Take a look at this tutorial to know the capabilities of the Fōrmulæ arithmetic package.

• Types of numbers
  • Integer numbers of arbitrary size
  • Decimal numbers, of arbitrary precision
  • Rational numbers, of arbitrary size for numerator / denominator
• Precision management
  • Based on significant digits
  • It can be set globally or by specific operation
• Rounding
  • Rounding operation
    • Rounding to precision. This mode is used by most operations
  • Rounding modes. They can be set globally or by specific operation
    • Direct, away from zero
    • Direct, towards zero
    • Direct, towards infinity
    • Direct, towards minus infinity
    • To nearest, half away from zero
    • To nearest, half towards zero
    • To nearest, half towards infinity
    • To nearest, half towards minus infinity
    • To nearest, half to even
• "Numeric" operation, forces the operation to be performed with decimal arithmetic. Precision can be specified
• Basic arithmetic operations: addition, multiplication, division and exponentiation
  • Integer, decimal and rational numbers, even mixing them
  • With any precision and rounding mode
  • Division is visualized as fraction $\frac{a}{b}$
  • Exponentiation is visualized as $a^b$
• Comparison between integer, decimal and rational numbers, even mixing them
  • Relational operators $a = b$, $a \ne b$, $a > b$, $a < b$, $a \leq b$, $a \geq b$
  • Three-way comparison operator
• Rationalization of decimal values. Rationalization specifying number of repeating digits
• Absolute value, visualized as $|a|$
• Sign function
• Square root, visualized as $\sqrt a$
• Factorial, visualized as $n!$
• Rounding decimal and rational numbers to integers
  • Truncation
  • Floor, visualized as $\lfloor x \rfloor$
  • Ceiling, visualized as $\lceil x \rceil$
  • Any other rounding mode
• Rounding decimal and rational numbers to decimal with decimal places
• Rounding decimal and rational numbers to multiple values
• Separation of integer and decimal parts, retrieving the number of decimal places
• List of digits of a integer positive number
  • In base 10 by default, but any integer positive number can be specified as the base
  • A size (of list) can be specified. For numbers with less digits, zero values are padded
• Pseudorandom number generation with uniform distribution
  • In the real interval $[ 0, 1 \rangle$
  • In a range of integer values
• Testing operation
  • Expression being a real number (integer or decimal)

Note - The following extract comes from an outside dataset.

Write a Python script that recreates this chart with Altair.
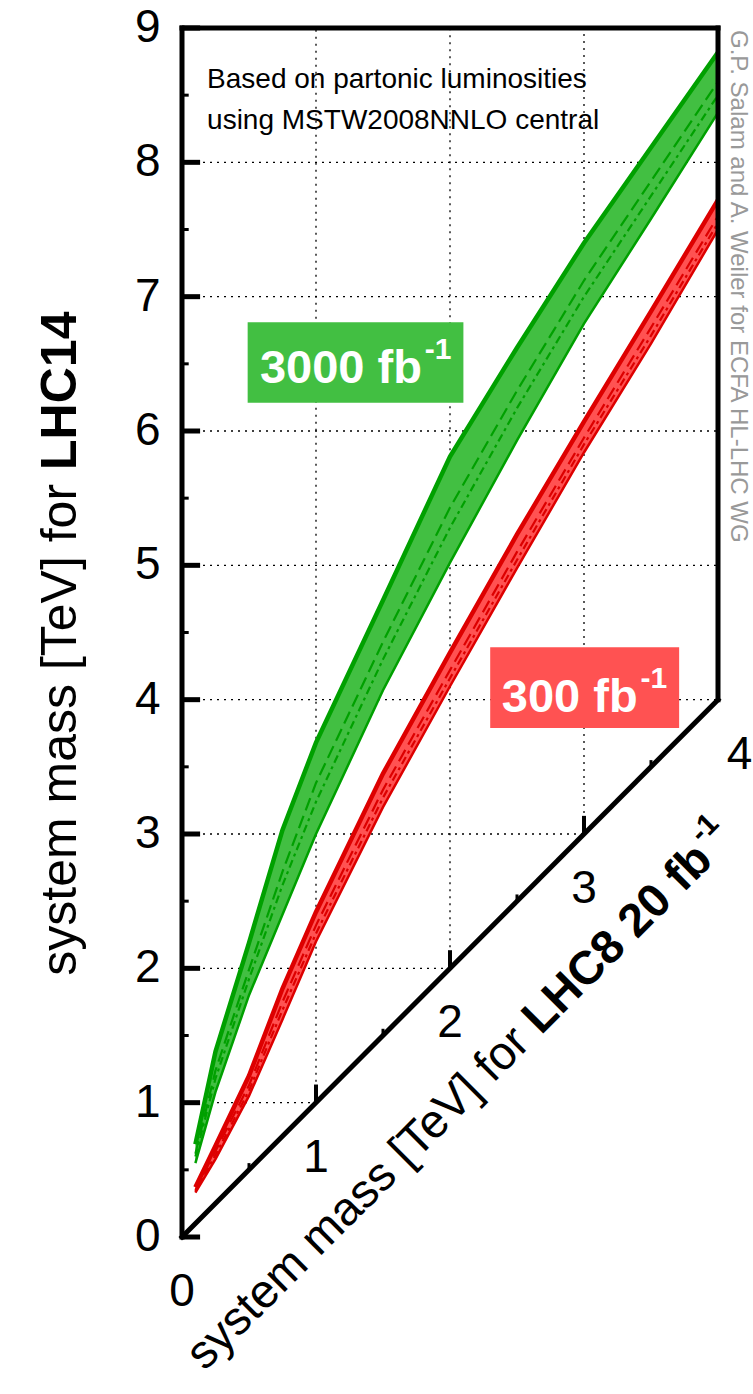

  • Expression being a rational number
  • Expression being numeric (a integer, decimal or rational number)
  • Expression beig an integer number (an integer, or decimal number with no fractional part)
  • Expression being an integer number
  • Expression being a decimal number
  • Expression beign a positive number, either integer, decimal or rational
  • Expression beign a negative number, either integer, decimal or rational
  • Expression being a zero number, either integer or decimal
  • Expression being an even number (either integer or decimal with no fractional part)
  • Expression being an odd number (either integer or decimal with no fractional part)
  • Whether an integer number divides other, visualization as $a \mid b$
  • Whether an integer number does not divide other, visualization as $a \nmid b$
• Conversion from/to other data types
  • From string to integer or decimal values, in decimal or bases between 2 and 36
  • From integer or decimal number to a string representation
• Div, Mod and DivMod operations
  • Between integer, decimal and rational number, even mixing them
  • Using any precision
  • Using any of the 9 roundig modes, or the euclidean division mode
• Related to number theory
  • Primality test of a positive integer number
  • List of prime factors of a integer number
  • Greatest common divisor of a list of integer numbers
  • Least common multiple of a list of integer numbers
  • Modular exponentiation
  • Modular multiplicative inverse
• Piecewise-defined functions
• Summation of a sequence of a finite number of terms, visually using the Capital-sigma notation $\sum$
• Product of a sequence of a finite number of terms, visually using the Capital-pi notation $\prod$
• Numerical calculation of the following transcendental functions, for a decimal number, with any precision and rounding mode
  • Common (base 10) logarithm
  • Natural logarithm
  • Binary logarithm
  • Logarithm in specific base
• Numerical calculation of the following trigonometric functions, for a decimal number, with any precision and rounding mode
  • Sine, cosine, tangent, cotangent, secant, cosecant
  • Arc sine, arc cosine, arc tangent, arc cotangent, arc secant, arc cosecant
  • 2-argument arctangent (atan2)
• Numerical calculation of the following hyperbolic functions, for a decimal number, with any precision and rounding mode
  • Sine, cosine, tangent, cotangent, secant, cosecant
  • Arc sine, arc cosine, arc tangent, arc cotangent, arc secant, arc cosecant
• Symbolic representation of π and e constants. Numeric conversion with any precision and roundig mode.